Work required. Leaving the pictures out, print the lines from the first line of the listing through the line containing "import * as d3 from 'd3';", exactly as they read, and no others.

Recorded information.
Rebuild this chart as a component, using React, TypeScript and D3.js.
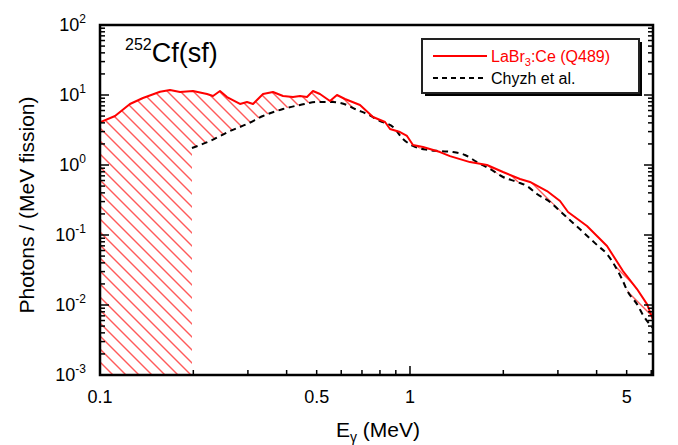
import * as d3 from 'd3';

// LaBr3:Ce (Q489) measured spectrum
const labrEnergy = [
  0.1, 0.1118, 0.1249, 0.1376, 0.1562, 0.1682, 0.1812, 0.1995, 0.2214, 0.2315,
  0.2438, 0.2569, 0.2829, 0.298, 0.3116, 0.3356, 0.3614, 0.3894, 0.4194, 0.4418,
  0.4653, 0.4864, 0.5123, 0.5519, 0.5814, 0.6169, 0.6403, 0.6898, 0.7598, 0.8308,
  0.8622, 0.9284, 0.978, 1.0225, 1.1015, 1.25, 1.3458, 1.5614, 1.7718, 1.9953,
  2.2637, 2.438, 2.7667, 3.0479, 3.2341, 3.7232, 4.3204, 4.8642, 5.3984, 5.8141,
  6.08,
];
const labrValue = [
  4.07, 5.01, 7.44, 9.06, 11.15, 11.79, 11.04, 11.41, 10.33, 9.68,
  11.41, 9.36, 7.44, 7.94, 7.44, 10.33, 11.04, 9.68, 9.36, 9.68,
  9.36, 11.41, 10.33, 8.21, 10.0, 8.77, 8.21, 7.2, 4.85, 4.11,
  3.27, 2.96, 2.6, 1.93, 1.81, 1.53, 1.34, 1.1, 1.0, 0.794,
  0.631, 0.572, 0.425, 0.306, 0.213, 0.1345, 0.0697, 0.0306, 0.0169, 0.0103,
  0.0062,
];

// Chyzh et al.
const chyzhEnergy = [
  0.198, 0.2264, 0.2627, 0.298, 0.3356, 0.3894, 0.4418, 0.5012, 0.5644, 0.6263,
  0.6647, 0.7266, 0.8003, 0.8815, 0.9494, 1.0225, 1.143, 1.25, 1.3761, 1.5044,
  1.645, 1.8117, 1.9953, 2.2139, 2.3845, 2.5682, 2.8289, 3.0479, 3.3566, 3.6141,
  4.0111, 4.3204, 4.5848, 4.8282, 5.0481, 5.3984, 5.644, 6.08,
];
const chyzhValue = [
  1.75, 2.2, 3.06, 3.85, 5.01, 6.31, 7.2, 7.94, 7.94, 7.2,
  6.31, 5.35, 4.25, 3.49, 2.35, 1.87, 1.64, 1.58, 1.53, 1.39,
  1.1, 0.877, 0.674, 0.572, 0.501, 0.385, 0.296, 0.22, 0.1484, 0.1104,
  0.072, 0.0535, 0.0361, 0.0235, 0.0153, 0.0103, 0.0072, 0.00469,
];

const xLabelTicks = [0.1, 0.5, 1, 5];
const yExponents = [-3, -2, -1, 0, 1, 2];

const W = 678;
const H = 445;
const margin = { top: 25, right: 25, bottom: 70, left: 100 };
const FONT = '"Liberation Sans", Arial, Helvetica, sans-serif';

type Pt = { e: number; v: number };

export default function App() {
  const left = margin.left;
  const right = W - margin.right;
  const top = margin.top;
  const bottom = H - margin.bottom;
  const ph = bottom - top;

  const x = d3.scaleLog().domain([0.1, 6.08]).range([left, right]);
  const y = d3.scaleLog().domain([1e-3, 1e2]).range([bottom, top]);

  const labr: Pt[] = labrEnergy.map((e, i) => ({ e, v: labrValue[i] }));
  const chyzh: Pt[] = chyzhEnergy.map((e, i) => ({ e, v: chyzhValue[i] }));

  const redLine = d3.line<Pt>().x(d => x(d.e)).y(d => y(d.v));
  const blackLine = d3.line<Pt>().x(d => x(d.e)).y(d => y(d.v)).curve(d3.curveMonotoneX);
  const redArea = d3.area<Pt>().x(d => x(d.e)).y0(bottom).y1(d => y(d.v));
  const blackArea = d3.area<Pt>().x(d => x(d.e)).y0(bottom + 2).y1(d => y(d.v)).curve(d3.curveMonotoneX);

  // tick positions
  const xTicks: { v: number; major: boolean }[] = [];
  for (let k = 1; k <= 9; k++) xTicks.push({ v: k / 10, major: k === 1 });
  for (let k = 1; k <= 6; k++) xTicks.push({ v: k, major: k === 1 });
  const yTicks: { v: number; major: boolean }[] = [];
  for (let p = -3; p <= 1; p++) {
    for (let k = 1; k <= 9; k++) yTicks.push({ v: k * Math.pow(10, p), major: k === 1 });
  }
  yTicks.push({ v: 100, major: true });

  // diagonal hatch lines over the plot, masked to the shaded region
  const hatchOffsets = d3.range(-ph, right - left, 13);

  return (
    <svg width={W} height={H} style={{ position: 'absolute', left: 0, top: 0, fontFamily: FONT }}>
      <defs>
        <mask id="hatchMask" maskUnits="userSpaceOnUse" x={0} y={0} width={W} height={H}>
          <path d={redArea(labr) || ''} fill="white" />
          <path d={blackArea(chyzh) || ''} fill="black" />
        </mask>
        <clipPath id="plotClip">
          <rect x={left} y={top} width={right - left} height={ph} />
        </clipPath>
      </defs>

      <g clipPath="url(#plotClip)">
        <g mask="url(#hatchMask)">
          {hatchOffsets.map(c => (
            <line
              key={'h' + c}
              x1={left + c}
              y1={top}
              x2={left + c + ph}
              y2={bottom}
              stroke="#ff5a5a"
              strokeWidth={1.4}
            />
          ))}
        </g>
        <path d={blackLine(chyzh) || ''} fill="none" stroke="black" strokeWidth={2} strokeDasharray="6,4.5" />
        <path d={redLine(labr) || ''} fill="none" stroke="#ff0000" strokeWidth={2} strokeLinejoin="round" />
      </g>

      {/* ticks */}
      {xTicks.map(t => (
        <line
          key={'xt' + t.v}
          x1={x(t.v)}
          x2={x(t.v)}
          y1={bottom}
          y2={bottom - (t.major ? 9 : 5)}
          stroke="black"
          strokeWidth={1.5}
        />
      ))}
      {yTicks.map(t => (
        <g key={'yt' + t.v}>
          <line x1={left} x2={left + (t.major ? 9 : 5)} y1={y(t.v)} y2={y(t.v)} stroke="black" strokeWidth={1.5} />
          <line x1={right} x2={right - (t.major ? 9 : 5)} y1={y(t.v)} y2={y(t.v)} stroke="black" strokeWidth={1.5} />
        </g>
      ))}

      <rect x={left} y={top} width={right - left} height={ph} fill="none" stroke="black" strokeWidth={2.5} />

      {/* tick labels */}
      {xLabelTicks.map(t => (
        <text key={'xl' + t} x={x(t)} y={bottom + 28} textAnchor="middle" fontSize={18}>
          {t}
        </text>
      ))}
      {yExponents.map(p => (
        <text key={'yl' + p} x={86} y={y(Math.pow(10, p)) + 6} textAnchor="end" fontSize={18}>
          10
          <tspan dy={-8} fontSize={12}>
            {p}
          </tspan>
        </text>
      ))}

      {/* axis titles */}
      <text x={378} y={437} textAnchor="middle" fontSize={21}>
        E<tspan fontSize={14} dy={5}>γ</tspan>
        <tspan dy={-5}> (MeV)</tspan>
      </text>
      <text transform={`translate(34,${(top + bottom) / 2 + 5}) rotate(-90)`} textAnchor="middle" fontSize={21}>
        Photons / (MeV fission)
      </text>

      {/* title */}
      <text x={125} y={62} fontSize={27}>
        <tspan fontSize={16} dy={-12}>252</tspan>
        <tspan dy={12}>Cf(sf)</tspan>
      </text>

      {/* legend */}
      <rect x={425} y={42} width={217} height={54} fill="black" />
      <rect x={422} y={39} width={217} height={54} fill="white" stroke="#222" strokeWidth={2} />
      <line x1={433} x2={487} y1={56} y2={56} stroke="#ff0000" strokeWidth={2} />
      <text x={491} y={62} fontSize={16} fill="#ff0000">
        LaBr<tspan fontSize={11} dy={4}>3</tspan>
        <tspan dy={-4}>:Ce (Q489)</tspan>
      </text>
      <line x1={433} x2={487} y1={78} y2={78} stroke="black" strokeWidth={2} strokeDasharray="5,4" />
      <text x={491} y={84} fontSize={16}>
        Chyzh et al.
      </text>
    </svg>
  );
}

Final answer.
Rebuild this chart as a component, using React, TypeScript and D3.js.
import * as d3 from 'd3';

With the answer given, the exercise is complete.